**What to do**
Emit a verbatim copy of the lines below from the line with "Output the Python" through the line with "from matplotlib.ticker import", excluding pictures and everything outside that range.

— start of Entries shown —

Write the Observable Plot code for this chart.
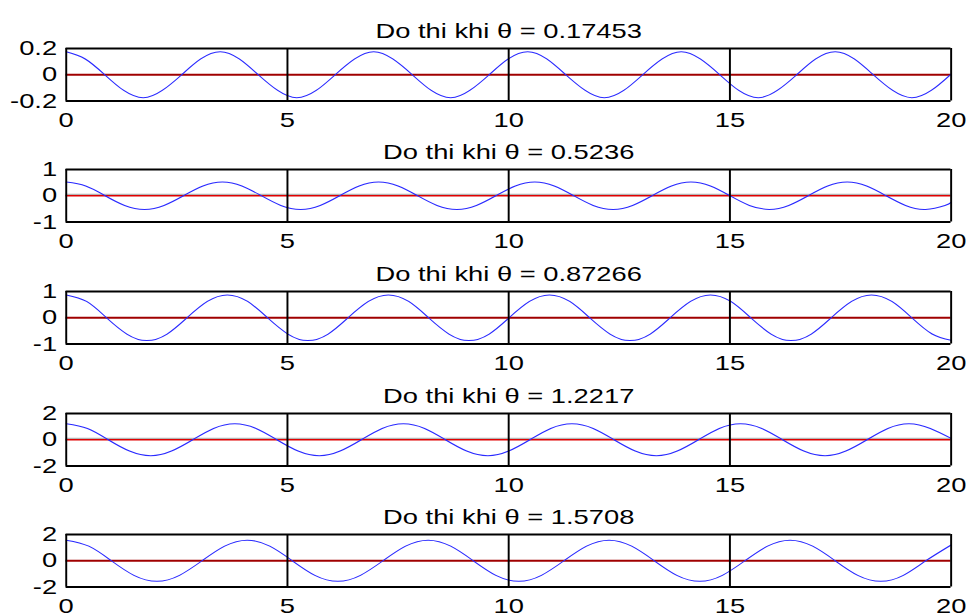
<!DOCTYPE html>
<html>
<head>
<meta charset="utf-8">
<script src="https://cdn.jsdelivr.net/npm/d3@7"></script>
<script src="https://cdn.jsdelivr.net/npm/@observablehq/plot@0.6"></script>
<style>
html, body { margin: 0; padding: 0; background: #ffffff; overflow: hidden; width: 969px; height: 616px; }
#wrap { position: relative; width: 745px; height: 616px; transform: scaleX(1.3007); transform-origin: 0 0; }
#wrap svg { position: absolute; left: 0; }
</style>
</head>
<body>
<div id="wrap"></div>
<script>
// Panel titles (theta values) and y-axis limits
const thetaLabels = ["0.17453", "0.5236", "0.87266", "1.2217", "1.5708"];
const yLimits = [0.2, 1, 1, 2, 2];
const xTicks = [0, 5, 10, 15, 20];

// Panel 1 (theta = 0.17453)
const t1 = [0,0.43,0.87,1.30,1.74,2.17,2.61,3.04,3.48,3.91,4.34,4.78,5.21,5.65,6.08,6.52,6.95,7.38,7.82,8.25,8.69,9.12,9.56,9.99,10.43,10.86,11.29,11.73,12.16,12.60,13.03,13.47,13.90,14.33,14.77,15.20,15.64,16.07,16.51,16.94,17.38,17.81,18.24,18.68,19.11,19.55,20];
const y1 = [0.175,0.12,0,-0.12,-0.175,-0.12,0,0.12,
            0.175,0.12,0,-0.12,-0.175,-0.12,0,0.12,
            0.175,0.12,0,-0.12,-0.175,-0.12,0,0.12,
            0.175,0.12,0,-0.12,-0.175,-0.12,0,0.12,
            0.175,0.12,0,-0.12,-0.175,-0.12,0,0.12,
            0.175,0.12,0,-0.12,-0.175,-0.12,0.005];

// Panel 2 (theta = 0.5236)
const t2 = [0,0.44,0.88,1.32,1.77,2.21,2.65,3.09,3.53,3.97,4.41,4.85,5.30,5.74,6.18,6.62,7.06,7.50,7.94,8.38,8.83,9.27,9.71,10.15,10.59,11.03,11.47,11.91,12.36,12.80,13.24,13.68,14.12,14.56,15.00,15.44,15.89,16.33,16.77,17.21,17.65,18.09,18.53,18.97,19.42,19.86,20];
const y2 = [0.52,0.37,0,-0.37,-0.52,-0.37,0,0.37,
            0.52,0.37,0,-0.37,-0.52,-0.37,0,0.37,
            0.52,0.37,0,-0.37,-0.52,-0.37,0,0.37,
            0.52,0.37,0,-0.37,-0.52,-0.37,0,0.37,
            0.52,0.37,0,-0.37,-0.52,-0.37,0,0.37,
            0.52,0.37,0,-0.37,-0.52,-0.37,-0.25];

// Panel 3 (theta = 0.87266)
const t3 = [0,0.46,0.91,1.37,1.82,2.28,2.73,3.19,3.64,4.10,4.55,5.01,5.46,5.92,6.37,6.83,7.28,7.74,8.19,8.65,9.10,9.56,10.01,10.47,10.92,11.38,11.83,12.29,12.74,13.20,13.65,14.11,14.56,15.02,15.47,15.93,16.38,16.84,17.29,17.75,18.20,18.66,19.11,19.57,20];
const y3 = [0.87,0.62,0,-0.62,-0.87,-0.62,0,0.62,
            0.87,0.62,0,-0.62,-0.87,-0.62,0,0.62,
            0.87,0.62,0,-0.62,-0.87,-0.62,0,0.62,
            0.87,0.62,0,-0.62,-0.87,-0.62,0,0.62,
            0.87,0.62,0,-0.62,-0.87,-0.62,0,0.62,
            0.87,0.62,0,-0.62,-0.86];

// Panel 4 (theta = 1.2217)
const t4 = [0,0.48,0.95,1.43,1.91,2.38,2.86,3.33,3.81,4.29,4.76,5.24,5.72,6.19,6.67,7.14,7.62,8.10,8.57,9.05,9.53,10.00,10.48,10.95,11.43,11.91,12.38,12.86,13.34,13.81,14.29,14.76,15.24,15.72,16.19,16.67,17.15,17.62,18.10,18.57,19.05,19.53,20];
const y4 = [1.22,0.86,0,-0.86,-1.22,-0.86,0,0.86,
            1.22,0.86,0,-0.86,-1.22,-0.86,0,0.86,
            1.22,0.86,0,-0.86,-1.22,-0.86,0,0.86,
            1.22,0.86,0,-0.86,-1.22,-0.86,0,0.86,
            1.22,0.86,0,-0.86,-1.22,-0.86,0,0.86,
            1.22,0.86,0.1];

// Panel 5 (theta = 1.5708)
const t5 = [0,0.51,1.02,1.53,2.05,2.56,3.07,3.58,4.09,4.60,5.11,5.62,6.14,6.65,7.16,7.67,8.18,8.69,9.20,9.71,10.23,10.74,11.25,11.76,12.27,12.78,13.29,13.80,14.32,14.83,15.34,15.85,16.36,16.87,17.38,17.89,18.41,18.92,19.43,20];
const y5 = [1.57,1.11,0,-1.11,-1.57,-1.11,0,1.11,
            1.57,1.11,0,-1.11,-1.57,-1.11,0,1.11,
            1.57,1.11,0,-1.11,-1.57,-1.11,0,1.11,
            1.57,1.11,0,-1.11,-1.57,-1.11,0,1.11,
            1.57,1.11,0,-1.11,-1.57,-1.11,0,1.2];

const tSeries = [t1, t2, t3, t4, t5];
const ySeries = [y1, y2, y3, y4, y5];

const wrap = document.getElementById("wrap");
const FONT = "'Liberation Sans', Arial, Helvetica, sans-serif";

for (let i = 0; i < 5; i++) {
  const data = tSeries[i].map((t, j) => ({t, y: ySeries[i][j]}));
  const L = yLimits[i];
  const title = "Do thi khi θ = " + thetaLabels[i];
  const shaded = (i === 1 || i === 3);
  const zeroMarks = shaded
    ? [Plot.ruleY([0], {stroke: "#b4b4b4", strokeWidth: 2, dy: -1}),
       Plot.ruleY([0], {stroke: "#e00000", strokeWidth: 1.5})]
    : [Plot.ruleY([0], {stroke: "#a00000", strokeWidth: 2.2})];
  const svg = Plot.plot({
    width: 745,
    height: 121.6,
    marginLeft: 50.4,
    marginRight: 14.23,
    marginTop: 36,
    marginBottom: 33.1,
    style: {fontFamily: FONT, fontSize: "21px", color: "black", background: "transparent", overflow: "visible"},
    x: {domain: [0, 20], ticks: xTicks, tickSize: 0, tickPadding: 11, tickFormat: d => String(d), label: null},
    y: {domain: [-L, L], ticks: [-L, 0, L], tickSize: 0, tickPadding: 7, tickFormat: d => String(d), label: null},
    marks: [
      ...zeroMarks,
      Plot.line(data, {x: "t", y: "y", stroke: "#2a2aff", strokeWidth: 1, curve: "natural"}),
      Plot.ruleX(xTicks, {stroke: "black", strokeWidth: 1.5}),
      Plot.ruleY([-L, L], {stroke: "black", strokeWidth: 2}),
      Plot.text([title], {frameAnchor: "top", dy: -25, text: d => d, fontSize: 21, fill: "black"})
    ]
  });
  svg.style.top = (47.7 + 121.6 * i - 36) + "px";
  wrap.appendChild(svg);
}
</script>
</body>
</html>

— end of Entries shown —
— start of Entries shown —

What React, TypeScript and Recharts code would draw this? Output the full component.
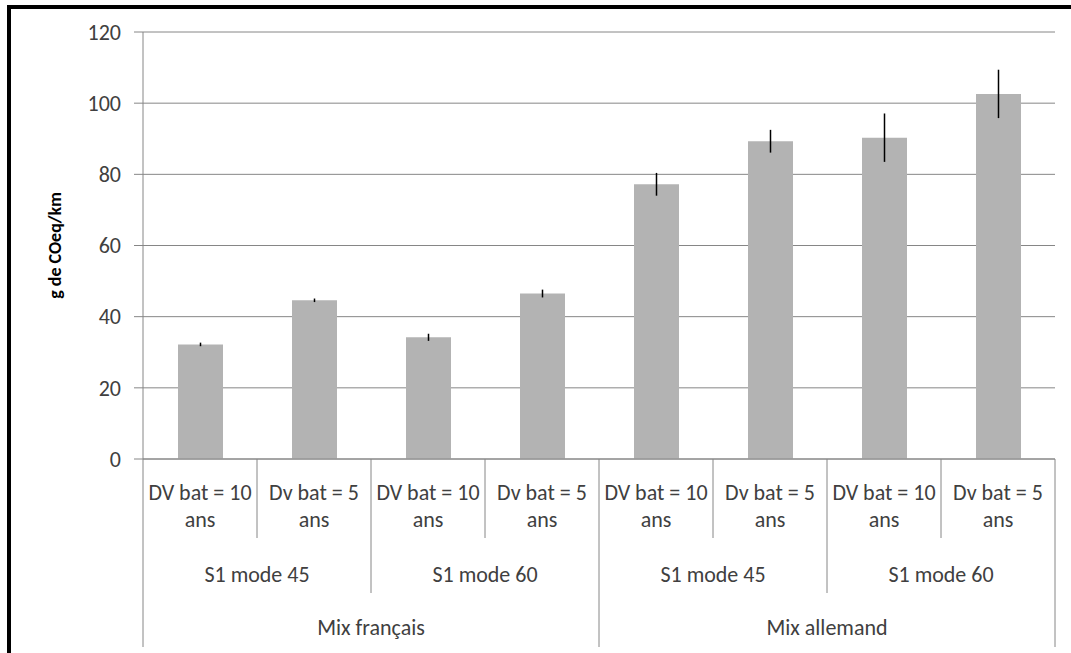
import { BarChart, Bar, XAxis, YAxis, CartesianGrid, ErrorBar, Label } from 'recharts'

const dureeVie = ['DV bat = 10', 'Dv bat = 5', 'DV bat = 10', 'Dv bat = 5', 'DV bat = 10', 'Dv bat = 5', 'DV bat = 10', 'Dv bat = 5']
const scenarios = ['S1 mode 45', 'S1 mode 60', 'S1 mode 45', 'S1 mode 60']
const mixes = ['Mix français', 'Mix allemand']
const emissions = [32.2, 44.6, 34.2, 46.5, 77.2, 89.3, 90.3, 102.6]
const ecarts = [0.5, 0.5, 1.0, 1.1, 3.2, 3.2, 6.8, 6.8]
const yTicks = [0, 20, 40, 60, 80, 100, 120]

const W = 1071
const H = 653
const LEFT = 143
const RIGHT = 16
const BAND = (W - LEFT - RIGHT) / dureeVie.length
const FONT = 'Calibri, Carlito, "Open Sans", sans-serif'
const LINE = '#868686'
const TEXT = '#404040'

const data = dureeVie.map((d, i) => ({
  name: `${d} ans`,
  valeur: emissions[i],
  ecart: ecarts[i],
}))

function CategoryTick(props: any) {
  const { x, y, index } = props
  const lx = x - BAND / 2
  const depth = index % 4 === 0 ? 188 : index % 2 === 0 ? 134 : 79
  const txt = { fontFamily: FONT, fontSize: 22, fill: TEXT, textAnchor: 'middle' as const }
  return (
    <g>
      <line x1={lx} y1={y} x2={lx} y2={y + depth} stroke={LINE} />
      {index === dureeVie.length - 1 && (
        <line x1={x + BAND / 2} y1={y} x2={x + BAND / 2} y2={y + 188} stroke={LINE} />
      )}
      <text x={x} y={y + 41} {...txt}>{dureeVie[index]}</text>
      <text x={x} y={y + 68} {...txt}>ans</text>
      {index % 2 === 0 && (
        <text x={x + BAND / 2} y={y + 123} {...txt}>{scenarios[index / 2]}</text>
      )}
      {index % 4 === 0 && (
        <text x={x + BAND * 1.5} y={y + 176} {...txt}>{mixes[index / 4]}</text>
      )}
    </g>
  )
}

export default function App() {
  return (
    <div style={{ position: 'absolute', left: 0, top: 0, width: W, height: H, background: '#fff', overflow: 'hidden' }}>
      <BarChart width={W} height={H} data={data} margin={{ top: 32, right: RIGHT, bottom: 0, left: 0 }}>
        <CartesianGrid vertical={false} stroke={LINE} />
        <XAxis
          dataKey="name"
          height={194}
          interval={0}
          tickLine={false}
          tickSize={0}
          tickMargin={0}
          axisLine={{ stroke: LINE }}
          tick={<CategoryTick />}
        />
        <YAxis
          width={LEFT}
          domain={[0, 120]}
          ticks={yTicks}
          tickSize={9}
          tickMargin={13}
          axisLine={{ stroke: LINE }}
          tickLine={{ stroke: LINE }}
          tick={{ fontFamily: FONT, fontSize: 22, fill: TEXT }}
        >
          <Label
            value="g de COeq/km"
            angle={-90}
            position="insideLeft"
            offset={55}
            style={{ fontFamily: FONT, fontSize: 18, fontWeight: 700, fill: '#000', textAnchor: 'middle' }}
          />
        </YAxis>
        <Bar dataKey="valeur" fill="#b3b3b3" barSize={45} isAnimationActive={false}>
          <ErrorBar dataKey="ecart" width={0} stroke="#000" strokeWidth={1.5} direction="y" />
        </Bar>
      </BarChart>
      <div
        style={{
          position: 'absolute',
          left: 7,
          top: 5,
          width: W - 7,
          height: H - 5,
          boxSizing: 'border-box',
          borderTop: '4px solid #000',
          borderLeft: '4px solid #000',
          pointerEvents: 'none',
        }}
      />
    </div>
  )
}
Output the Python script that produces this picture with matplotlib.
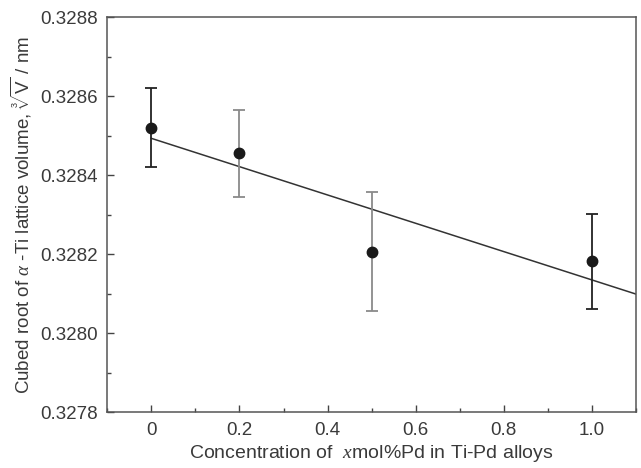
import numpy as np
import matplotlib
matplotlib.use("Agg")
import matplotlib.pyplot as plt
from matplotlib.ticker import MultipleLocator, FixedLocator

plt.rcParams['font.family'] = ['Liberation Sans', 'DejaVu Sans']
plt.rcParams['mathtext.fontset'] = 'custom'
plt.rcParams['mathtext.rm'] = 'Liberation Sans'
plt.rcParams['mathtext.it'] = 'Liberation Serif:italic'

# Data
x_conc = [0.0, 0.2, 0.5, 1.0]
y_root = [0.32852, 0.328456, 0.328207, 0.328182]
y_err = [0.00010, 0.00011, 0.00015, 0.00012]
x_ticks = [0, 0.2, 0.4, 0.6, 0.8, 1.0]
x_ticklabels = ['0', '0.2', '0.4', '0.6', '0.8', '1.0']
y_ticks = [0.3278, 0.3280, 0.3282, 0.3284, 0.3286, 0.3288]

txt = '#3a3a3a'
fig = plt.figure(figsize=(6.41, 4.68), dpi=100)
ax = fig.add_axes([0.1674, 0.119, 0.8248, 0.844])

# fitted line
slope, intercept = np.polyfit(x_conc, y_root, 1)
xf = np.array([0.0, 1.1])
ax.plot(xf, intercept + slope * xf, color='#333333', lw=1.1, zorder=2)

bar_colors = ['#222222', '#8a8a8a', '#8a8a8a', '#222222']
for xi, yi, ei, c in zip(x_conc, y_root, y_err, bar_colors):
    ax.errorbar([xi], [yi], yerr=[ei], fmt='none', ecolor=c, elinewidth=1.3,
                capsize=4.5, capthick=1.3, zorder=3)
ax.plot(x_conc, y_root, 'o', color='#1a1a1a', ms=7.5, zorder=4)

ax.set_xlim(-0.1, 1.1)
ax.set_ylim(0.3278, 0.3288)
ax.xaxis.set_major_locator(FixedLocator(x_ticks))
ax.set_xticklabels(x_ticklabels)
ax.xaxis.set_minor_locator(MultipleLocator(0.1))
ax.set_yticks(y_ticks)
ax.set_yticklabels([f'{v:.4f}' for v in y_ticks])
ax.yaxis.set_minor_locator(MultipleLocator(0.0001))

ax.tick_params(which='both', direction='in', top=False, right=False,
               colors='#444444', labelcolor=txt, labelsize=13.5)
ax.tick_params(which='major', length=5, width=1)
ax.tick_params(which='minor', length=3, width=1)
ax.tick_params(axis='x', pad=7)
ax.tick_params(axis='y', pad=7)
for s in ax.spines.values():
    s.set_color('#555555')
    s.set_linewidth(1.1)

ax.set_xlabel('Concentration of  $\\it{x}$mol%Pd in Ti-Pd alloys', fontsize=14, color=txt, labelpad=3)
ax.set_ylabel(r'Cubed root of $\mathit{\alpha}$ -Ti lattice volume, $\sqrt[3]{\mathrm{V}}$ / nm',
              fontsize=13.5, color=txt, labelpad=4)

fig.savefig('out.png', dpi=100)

— end of Entries shown —

**Answer for this exercise**
Output the Python script that produces this picture with matplotlib.
import numpy as np
import matplotlib
matplotlib.use("Agg")
import matplotlib.pyplot as plt
from matplotlib.ticker import MultipleLocator, FixedLocator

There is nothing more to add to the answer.